Très atteint par sa passion des livres, Lachèvre lut, lut encore et lut toujours, puis entrepris, et c’est là le curieux du personnage, d’établir avec l’aide de sa femme un véritable atelier bibliographique-maison d’où provenaient moult articles et documents étayant le sujet. En 1901 paraît le premier volume de sa Bibliographie des recueils collectifs de poésies publiés de 1597 à 1700 (Paris, Lib. Henri Leclerc). Il sera suivi de trois autres et se verra rejoint par une foule de publications jusqu’en 1933, date de la publication par un autre curieux personnage, l’éditeur René-Louis Doyon, de La Première Utopie française : Le Royaume d’Antangil (inconnu jusqu’à présent) (P., La Connaissance). Entre temps, des polémiques, des Pierre-Corneille Blessebois, des chansons libertines, des Cyrano de Bergerac — mais oui ! —, en somme un travail fou dont on aurait aujourd’hui du mal à se passer, quoi que les avis parfois très amusants de Lachèvre puissent nous inspirer — mais, à y regarder de près, les sottises de Michelet sur les sorcières valent bien aussi rigolade.

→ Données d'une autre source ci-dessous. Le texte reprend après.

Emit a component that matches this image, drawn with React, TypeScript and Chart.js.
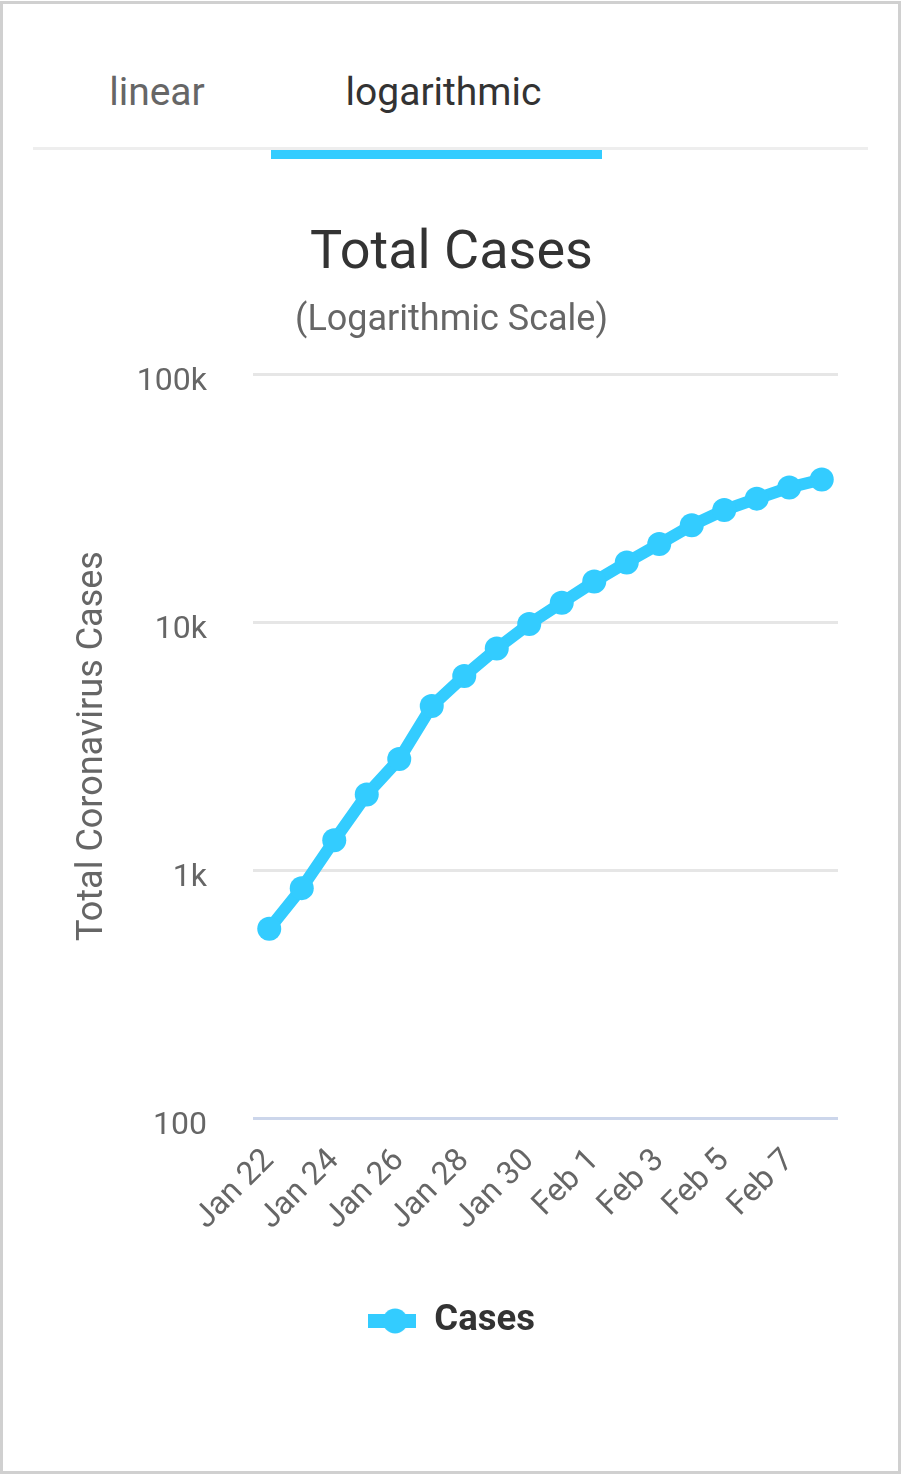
import React, { useEffect, useRef } from "react";
import { Chart, registerables } from "chart.js";

Chart.register(...registerables);

const categories = [
  "Jan 22", "Jan 23", "Jan 24", "Jan 25", "Jan 26", "Jan 27", "Jan 28", "Jan 29", "Jan 30",
  "Jan 31", "Feb 1", "Feb 2", "Feb 3", "Feb 4", "Feb 5", "Feb 6", "Feb 7", "Feb 8",
];
const cases = [
  580, 845, 1317, 2015, 2800, 4581, 6058, 7813, 9823,
  11948, 14551, 17389, 20628, 24553, 28276, 31439, 34876, 37552,
];
const yTickValues = [100, 1000, 10000, 100000];
const yTickLabels = ["100", "1k", "10k", "100k"];
const tabs = ["linear", "logarithmic"];

const LINE = "#33ccff";
const FONT = "Roboto";

function makeLegendSwatch(): HTMLCanvasElement {
  const c = document.createElement("canvas");
  c.width = 48;
  c.height = 26;
  const g = c.getContext("2d")!;
  g.fillStyle = LINE;
  g.fillRect(0, 6, 48, 14);
  g.beginPath();
  g.arc(27, 13, 12.5, 0, Math.PI * 2);
  g.fill();
  return c;
}

export default function App() {
  const ref = useRef<HTMLCanvasElement | null>(null);

  useEffect(() => {
    if (!ref.current) return;
    Chart.defaults.font.family = FONT;
    const chart = new Chart(ref.current, {
      type: "line",
      data: {
        labels: categories,
        datasets: [
          {
            label: "Cases",
            data: cases,
            borderColor: LINE,
            backgroundColor: LINE,
            borderWidth: 12,
            pointRadius: 12,
            pointBackgroundColor: LINE,
            pointBorderWidth: 0,
            tension: 0,
            fill: false,
          },
        ],
      },
      options: {
        animation: false,
        responsive: false,
        events: [],
        layout: { padding: { left: 65, right: 65, top: 0, bottom: 120.75 } },
        plugins: {
          tooltip: { enabled: false },
          title: {
            display: true,
            text: "Total Cases",
            color: "#333333",
            font: { family: FONT, size: 54, weight: "normal" },
            padding: { top: 51.6, bottom: 0 },
          },
          subtitle: {
            display: true,
            text: "(Logarithmic Scale)",
            color: "#666666",
            font: { family: FONT, size: 36, weight: "normal" },
            padding: { top: 13, bottom: 31.4 },
          },
          legend: {
            position: "bottom",
            labels: {
              usePointStyle: true,
              pointStyle: makeLegendSwatch() as any,
              pointStyleWidth: 48,
              color: "#333333",
              font: { family: FONT, size: 36.5, weight: "bold" },
              padding: 10,
            },
          },
        },
        scales: {
          x: {
            type: "category",
            offset: true,
            grid: { display: false },
            border: { display: false },
            ticks: {
              autoSkip: false,
              maxRotation: 45,
              minRotation: 45,
              color: "#666666",
              font: { family: FONT, size: 32 },
              padding: 16,
              callback: (_v: any, i: number) => (i % 2 === 0 ? categories[i] : ""),
            },
            afterFit: (s: any) => {
              s.height = 174.75;
            },
          },
          y: {
            type: "logarithmic",
            min: 100,
            max: 100000,
            afterBuildTicks: (s: any) => {
              s.ticks = yTickValues.map((v) => ({ value: v }));
            },
            afterFit: (s: any) => {
              s.width = 188;
            },
            border: { display: false },
            grid: {
              drawTicks: false,
              lineWidth: 3,
              color: (ctx: any) =>
                ctx.tick && ctx.tick.value === 100 ? "#ccd6eb" : "#e6e6e6",
            },
            ticks: {
              padding: 46,
              labelOffset: 8,
              color: "#666666",
              font: { family: FONT, size: 32 },
              callback: (v: any) => {
                const i = yTickValues.indexOf(Number(v));
                return i >= 0 ? yTickLabels[i] : "";
              },
            },
            title: {
              display: true,
              text: "Total Coronavirus Cases",
              color: "#666666",
              font: { family: FONT, size: 36, weight: "normal" },
              padding: { top: 6, bottom: 0 },
            },
          },
        },
      },
    });
    return () => chart.destroy();
  }, []);

  return (
    <div style={{ fontFamily: FONT }}>
      <div
        style={{
          position: "absolute",
          left: 0,
          top: 1,
          width: 901,
          height: 1473,
          boxSizing: "border-box",
          border: "3px solid #d0d0d0",
          background: "#ffffff",
        }}
      />
      <div
        style={{
          position: "absolute",
          left: 33,
          top: 146.5,
          width: 835,
          height: 3,
          background: "#eeeeee",
        }}
      />
      <div
        style={{
          position: "absolute",
          left: 271,
          top: 150,
          width: 331,
          height: 9,
          background: LINE,
        }}
      />
      <div
        style={{
          position: "absolute",
          left: 57,
          top: 62,
          width: 200,
          height: 60,
          lineHeight: "60px",
          textAlign: "center",
          fontSize: 39,
          color: "#666666",
        }}
      >
        {tabs[0]}
      </div>
      <div
        style={{
          position: "absolute",
          left: 293.5,
          top: 62,
          width: 300,
          height: 60,
          lineHeight: "60px",
          textAlign: "center",
          fontSize: 39,
          color: "#333333",
        }}
      >
        {tabs[1]}
      </div>
      <div style={{ position: "absolute", left: 0, top: 170, width: 903, height: 1300 }}>
        <canvas ref={ref} width={903} height={1300} style={{ width: 903, height: 1300 }} />
      </div>
    </div>
  );
}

Cette question de l’idéologie du regard porté sur les œuvres ne sera pas une surprise pour des historiens de formation. Chez les amateurs, doute et soupçon vaudraient ridelles. Il faut à ce propos saluer un continuateur de Lachèvre, le terriblement savant Alain Chevrier qui, en produisant un remarquable compendium de mille quatre cents cinquante neuf pages intitulé La Matière et l’esprit. La littérature scatologique au XVIIIe siècle (Classiques Garnier, 2018) ne fait jamais le dégouté. Il n’est pas psychiatre pour rien, sans doute. Son travail est impeccable et rigoureux. On peut parier que son arrière-petite-fille, si elle dépasse le dégoût de son odorant sujet, saura être fière elle aussi de son arrière-arrière-grand-père un peu foutraque.
Mais revenons à nos moutons et déclarons tout de go à Aurélie Julia notre admiration pour son travail. Si il appert que Lachêvre ne peut certes pas atteindre aux éthers de Charles Nodier ou de Jacques-Charles Brunet, il entre en pair dans la confrérie des bibliographes obstinés grâce à ce travail clairvoyant et subtil où renaissent une fois encore Chouvigny et Des barreaux, Saint-Pavin et de Viau, Henriette de Coligny et quelques autres toute cette clique passionnante d’un âge lointain que seul un ermite patient et obstiné pouvait remettre en lumière, quand bien même il ne les appréciait guère...



Aurélie Julia Frédéric Lachèvre, un érudit à la découverte du XVIIe siècle libertin. — Paris, Honoré Champion, 226 pages, 35 €


L'illustration du billet est issue du volume d’Aurélie Julia, Lachèvre et sa femme en leur home.